Profanity! More and more, it seems to be acceptable to use less than pristine language in our business and social discussions. Social media is full of references to the F-word.
Because I am interested in human communication, this led me to wonder:
Why do people swear when they speak? How does it feel when you swear? How does it make other people feel?
I grew up in South Africa, and my first language is Afrikaans. This is a colour full anguage with a whole range of expletives and adjectives which are regarded as socially unacceptable, but which are very descriptive. Swearing in Afrikaans is also thoroughly satisfying because it is regarded as rebellious, bawdy, indelicate, totally improper. And entirely unladylike. Which is probably why most Afrikaner men swear like troopers, but not in female company as this is regarded to be terribly disrespectful. It’s all a bit Victorian and twee.
Here in the UK though, things are different. Swearing in English is a pretty uncreative pursuit as there really only appears to be 2 really socially unacceptable words to use: One relating to carnal knowledge and the other to a delicate part of the female anatomy. And to be honest, only the latter is really still regarded as distasteful to use, because the F-word now seems to be used in most contexts without the gasped intake of breath that would have happened not so long ago.
By means of research, I recently posted a profanity-laden post on Facebook. It elicited some interesting responses, mostly from women:
“I swear more when frustrated or angry.
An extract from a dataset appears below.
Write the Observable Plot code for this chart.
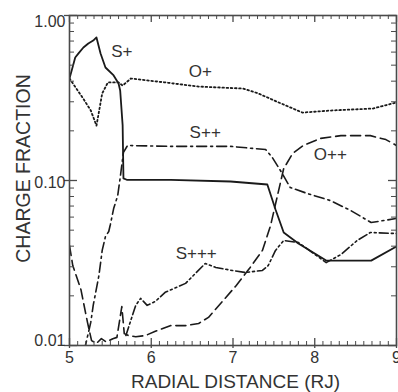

It is when powered by these emotions that my brain can’t think of the right words so swearing is like a release that dissipates the fog in my brain to make me think more clearly.” – Hayley Hilton
“I hate it. It makes me cringe whenever I hear it. I’m no angel though and sometimes let rip. When I worked on a military campsite I started to swear a lot more. I wonder why?” – Gill Romeo
“I used to swear a lot more than I do now. I save it for when I’m really cross!!” – Janie Biddiscombe
“It makes me feel uncomfortable, disappointed (when other people swear)” – Gill Romeo
“Selective swearing ….most effective in moderation. One of my work colleagues used to say “f… off” in such a ladylike and restrained British way that the recipient was eager to oblige!” – Rosie Stockwell
I also had several people who told me off for using language like that, because it was not how they perceived me to speak. It did not fit in with my brand. I must admit, it was pretty colourful! But the telling off made me want to do it some more. I guess that may say something about my character too: Pushing boundaries is certainly a trait of mine.
Writing the post made me feel pretty rebellious and in fact, aggressive. For me, swearing feels like a violent way to express a negative emotion. Sometimes, it gives welcome release to an adrenalin surge or it gives me a particularly emphatic way to say what I think. Overall though, my Afrkaans-ness prevails. I don’t think it’s neccessary to swear.
It can detract from the power of the message. It can be crude and unacceptable. It can also be very funny, hugely observational and deeply liberating.
So this exercise proved one thing to me, which I really already new before: What is acceptable to one, is anathema to another. Do you think it’s okay to swear in conversation?